The MSU College of Nursing Primary Care Center sits inconspicuously among a bevy of other health care providers in the Clinical Center, but it bears a new name and has a broader focus.

The center changed its name from the Nursing Healthcare Center in August and will accept more forms of insurance to expand the number of patients who can use the center.

"We've always provided primary care to our patient base, but the name didn't accurately reflect that," said Kathy Forrest, acting director of the center. "It was a confused title. People didn't know what happened at the Nursing Healthcare Center. They thought we were all about giving injections or changing dressings when in fact we provide comprehensive primary care."

The center has been in operation through the College of Nursing for seven years and is run by nurse practitioners, who are nationally board-certified and have received a master's degree in nursing.
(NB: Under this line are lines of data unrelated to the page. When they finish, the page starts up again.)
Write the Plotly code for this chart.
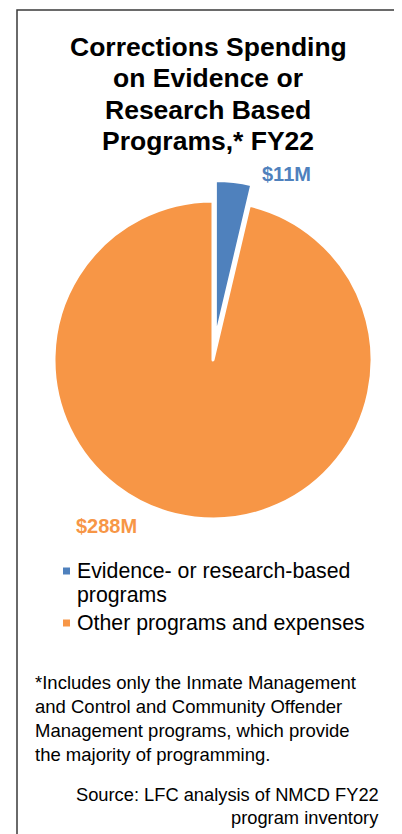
import plotly.graph_objects as go

# ---- data ----
labels = ["Evidence- or research-based programs", "Other programs and expenses"]
legend_lines = [["Evidence- or research-based", "programs"], ["Other programs and expenses"]]
values = [11, 288]          # $ millions, FY22
colors = ["#4F81BD", "#F79646"]
pulls = [0.13, 0.0]
title_lines = ["Corrections Spending", "on Evidence or", "Research Based", "Programs,* FY22"]
footnote_lines = [
    "*Includes only the Inmate Management",
    "and Control and Community Offender",
    "Management programs, which provide",
    "the majority of programming.",
]
source_lines = ["Source: LFC analysis of NMCD FY22", "program inventory"]

W, H = 402, 834
OFF = 8  # page body margin around the plot div
FONT = "Liberation Sans, Arial, sans-serif"


def px(x):
    return (x - OFF) / W


def py(y):
    return 1 - (y - OFF) / H


# pie box: radius 159 px with pull 0.13 -> half box 179.7 px
cx, cy, r = 213, 360, 159
half = r * (1 + max(pulls))

fig = go.Figure()
fig.add_trace(go.Pie(
    labels=labels,
    values=values,
    sort=False,
    direction="clockwise",
    rotation=0,
    pull=pulls,
    marker=dict(colors=colors, line=dict(color="white", width=3)),
    textinfo="none",
    hoverinfo="label+value",
    showlegend=False,
    domain=dict(x=[px(cx - half), px(cx + half)], y=[py(cy + half), py(cy - half)]),
))

annotations = []
# title
for i, t in enumerate(title_lines):
    annotations.append(dict(
        text=t, x=px(208), y=py(47 + i * 31.3), xref="paper", yref="paper",
        xanchor="center", yanchor="middle", showarrow=False,
        font=dict(family=FONT, size=26.5, color="black", weight="bold"),
    ))

# data labels
label_pos = [(286, 174), (106, 526)]
for v, c, (lx, ly) in zip(values, colors, label_pos):
    annotations.append(dict(
        text=f"${v}M", x=px(lx), y=py(ly), xref="paper", yref="paper",
        xanchor="center", yanchor="middle", showarrow=False,
        font=dict(family=FONT, size=20, color=c, weight="bold"),
    ))

# legend
shapes = []
legend_y = [571, 623]
for lines, c, ly in zip(legend_lines, colors, legend_y):
    shapes.append(dict(type="rect", xref="paper", yref="paper",
                       x0=px(63), x1=px(70), y0=py(ly + 3.5), y1=py(ly - 3.5),
                       fillcolor=c, line=dict(width=0)))
    for j, t in enumerate(lines):
        annotations.append(dict(
            text=t, x=px(75), y=py(ly + j * 24), xref="paper", yref="paper",
            xanchor="left", yanchor="middle", showarrow=False,
            font=dict(family=FONT, size=21.3, color="black"),
        ))

# footnote
for j, t in enumerate(footnote_lines):
    annotations.append(dict(
        text=t, x=px(33), y=py(682 + j * 24.3), xref="paper", yref="paper",
        xanchor="left", yanchor="middle", showarrow=False,
        font=dict(family=FONT, size=18.5, color="black"),
    ))

# source
for j, t in enumerate(source_lines):
    annotations.append(dict(
        text=t, x=px(381), y=py(794 + j * 23), xref="paper", yref="paper",
        xanchor="right", yanchor="middle", showarrow=False,
        font=dict(family=FONT, size=18.3, color="black"),
    ))

# frame
shapes.append(dict(type="rect", xref="paper", yref="paper",
                   x0=px(17), x1=px(399), y0=-0.05, y1=py(10),
                   line=dict(color="#3a3a3a", width=1.5), fillcolor="rgba(0,0,0,0)"))

fig.update_layout(
    width=W, height=H,
    margin=dict(l=0, r=0, t=0, b=0),
    paper_bgcolor="white", plot_bgcolor="white",
    annotations=annotations, shapes=shapes,
    showlegend=False,
)

fig.write_html("out.html")
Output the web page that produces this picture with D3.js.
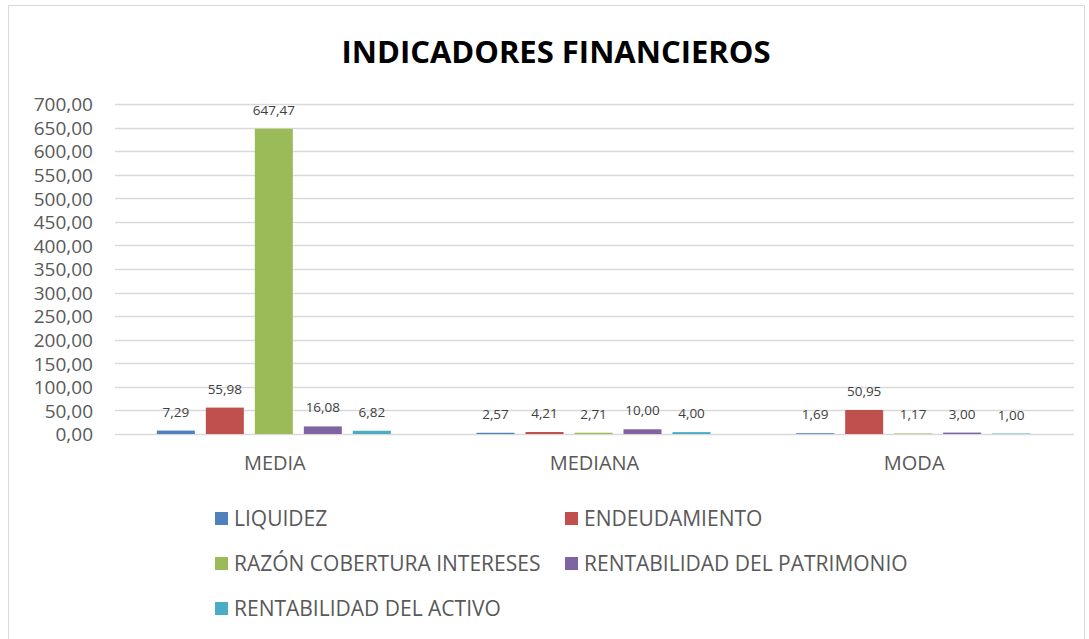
<!DOCTYPE html>
<html lang="es">
<head>
<meta charset="UTF-8">
<title>Indicadores financieros</title>
<script src="https://d3js.org/d3.v7.min.js"></script>
<style>
    body { margin: 0; background: #fff; }
    svg text { font-family: "Open Sans", sans-serif; }
    .legend text { font-family: "Liberation Sans Narrow", "Open Sans", sans-serif; }
</style>
</head>
<body>
<svg id="chart"></svg>
<script>
    const categories = ["MEDIA", "MEDIANA", "MODA"];
    const seriesNames = ["LIQUIDEZ", "ENDEUDAMIENTO", "RAZÓN COBERTURA INTERESES",
        "RENTABILIDAD DEL PATRIMONIO", "RENTABILIDAD DEL ACTIVO"];
    const seriesColors = ["#4F81BD", "#C0504D", "#9BBB59", "#8064A2", "#4BACC6"];
    // values[serie][categoria]
    const liquidez = [7.29, 2.57, 1.69];
    const endeudamiento = [55.98, 4.21, 50.95];
    const cobertura = [647.47, 2.71, 1.17];
    const rentPatrimonio = [16.08, 10.00, 3.00];
    const rentActivo = [6.82, 4.00, 1.00];
    const values = [liquidez, endeudamiento, cobertura, rentPatrimonio, rentActivo];
    const yTicks = d3.range(0, 701, 50);

    const width = 1089, height = 639;
    const margin = {top: 104, right: 15, bottom: 205, left: 115};
    const groupWidth = 234;

    const svg = d3.select("#chart")
        .attr("width", width)
        .attr("height", height);

    // chart border
    svg.append("rect")
        .attr("x", 8.5).attr("y", 5.5)
        .attr("width", 1076).attr("height", 640)
        .attr("fill", "none")
        .attr("stroke", "#d9d9d9");

    svg.append("text")
        .attr("x", 556).attr("y", 63)
        .attr("text-anchor", "middle")
        .style("font-size", "31px")
        .style("font-weight", "bold")
        .attr("fill", "#000")
        .text("INDICADORES FINANCIEROS");

    const x0 = d3.scaleBand()
        .domain(categories)
        .range([margin.left, width - margin.right]);

    const x1 = d3.scaleBand()
        .domain(d3.range(seriesNames.length))
        .range([0, groupWidth])
        .paddingInner(0.2245);

    const y = d3.scaleLinear()
        .domain([0, 700])
        .range([height - margin.bottom, margin.top]);

    // grid
    svg.append("g")
        .selectAll("line")
        .data(yTicks)
        .join("line")
        .attr("x1", margin.left)
        .attr("x2", width - margin.right)
        .attr("y1", d => Math.round(y(d)) + 0.5)
        .attr("y2", d => Math.round(y(d)) + 0.5)
        .attr("stroke", "#d9d9d9")
        .attr("stroke-width", 1.5);

    const fmt = d => d.toFixed(2).replace(".", ",");

    const yAxis = svg.append("g")
        .attr("transform", `translate(${margin.left - 22},0)`)
        .call(d3.axisLeft(y).tickValues(yTicks).tickFormat(fmt).tickSize(0).tickPadding(0));
    yAxis.select(".domain").remove();
    yAxis.selectAll("text")
        .attr("dy", "0.36em")
        .style("font-size", "19px")
        .style("font-family", "'Open Sans', sans-serif")
        .attr("fill", "#595959");

    const groups = svg.append("g")
        .selectAll("g")
        .data(categories)
        .join("g")
        .attr("transform", c => `translate(${x0(c) + (x0.bandwidth() - groupWidth) / 2 - 1},0)`);

    groups.selectAll("rect")
        .data((c, ci) => values.map((s, si) => ({si, v: s[ci]})))
        .join("rect")
        .attr("x", d => x1(d.si))
        .attr("width", x1.bandwidth())
        .attr("y", d => y(d.v))
        .attr("height", d => y(0) - y(d.v))
        .attr("fill", d => seriesColors[d.si]);

    groups.selectAll("text")
        .data((c, ci) => values.map((s, si) => ({si, v: s[ci]})))
        .join("text")
        .attr("x", d => x1(d.si) + x1.bandwidth() / 2)
        .attr("y", d => y(d.v) - 14)
        .attr("text-anchor", "middle")
        .style("font-size", "13.5px")
        .attr("fill", "#404040")
        .text(d => fmt(d.v));

    // category labels
    const xAxis = svg.append("g")
        .attr("transform", `translate(0,${y(0)})`)
        .call(d3.axisBottom(x0).tickSize(0).tickPadding(22));
    xAxis.select(".domain").remove();
    xAxis.selectAll("text")
        .style("font-size", "20px")
        .style("font-family", "'Open Sans', sans-serif")
        .attr("fill", "#595959");

    // legend
    const legend = svg.append("g").attr("class", "legend")
        .selectAll("g")
        .data(seriesNames)
        .join("g")
        .attr("transform", (d, i) => `translate(${i % 2 === 0 ? 215 : 565},${518 + Math.floor(i / 2) * 45})`);

    legend.append("rect")
        .attr("x", 0).attr("y", -6)
        .attr("width", 13).attr("height", 13)
        .attr("fill", (d, i) => seriesColors[i]);

    legend.append("text")
        .attr("x", 19).attr("y", 0)
        .attr("dy", "0.36em")
        .style("font-size", "21px")
        .attr("fill", "#595959")
        .text(d => d);
</script>
</body>
</html>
Nurses at the center provide physical examinations, immunizations and management for chronic health care problems, and are able to prescribe medications and order laboratory tests or X-rays.

Nurse practitioners' advanced training allows them to diagnose and treat health problems and help manage health conditions, said Teresa Wehrwein, assistant dean for professional partnerships and faculty practice in the college.

Receiving care from a nurse practitioner is different than other health care providers in terms of approach, she said.

"Nurse practitioners bring all the experience of being a nurse and additional experience in primary care and work together with patients to address health care issues," Wehrwein said. "It's a choice for patients and it offers an option in health care."

Forrest said the center provides services conducted from a nursing model that focuses not only on primary care but on the patient as part of the health care team.

Nurse practitioners form relationships with patients and work to educate them so they can prevent health problems, she said.

"Everything about the patient's condition is considered," Forrest said. "It's not just the reason they're coming, but all of the patients' concerns because they're very much linked together."

The center also acts as a resource for faculty to teach advanced methods of nursing to the five to eight students who learn and practice at the center each semester.

"The Primary Care Center is important to the college because it allows us to connect our mission of providing nursing care through nurse practitioners with our students," Wehrwein said. "A very important part of nursing education is the opportunity for the learner to work with experienced nurses who will guide them and help them provide quality nursing care."

Denise Soltow, an assistant professor of nursing who has been practicing at the center for three years, said the name change and expansion in services could raise awareness of the role nurse practitioners play and show community members an alternative in heath care.

The center can accept up to 20 patients a day, but Wehrwein said she hopes to increase that number.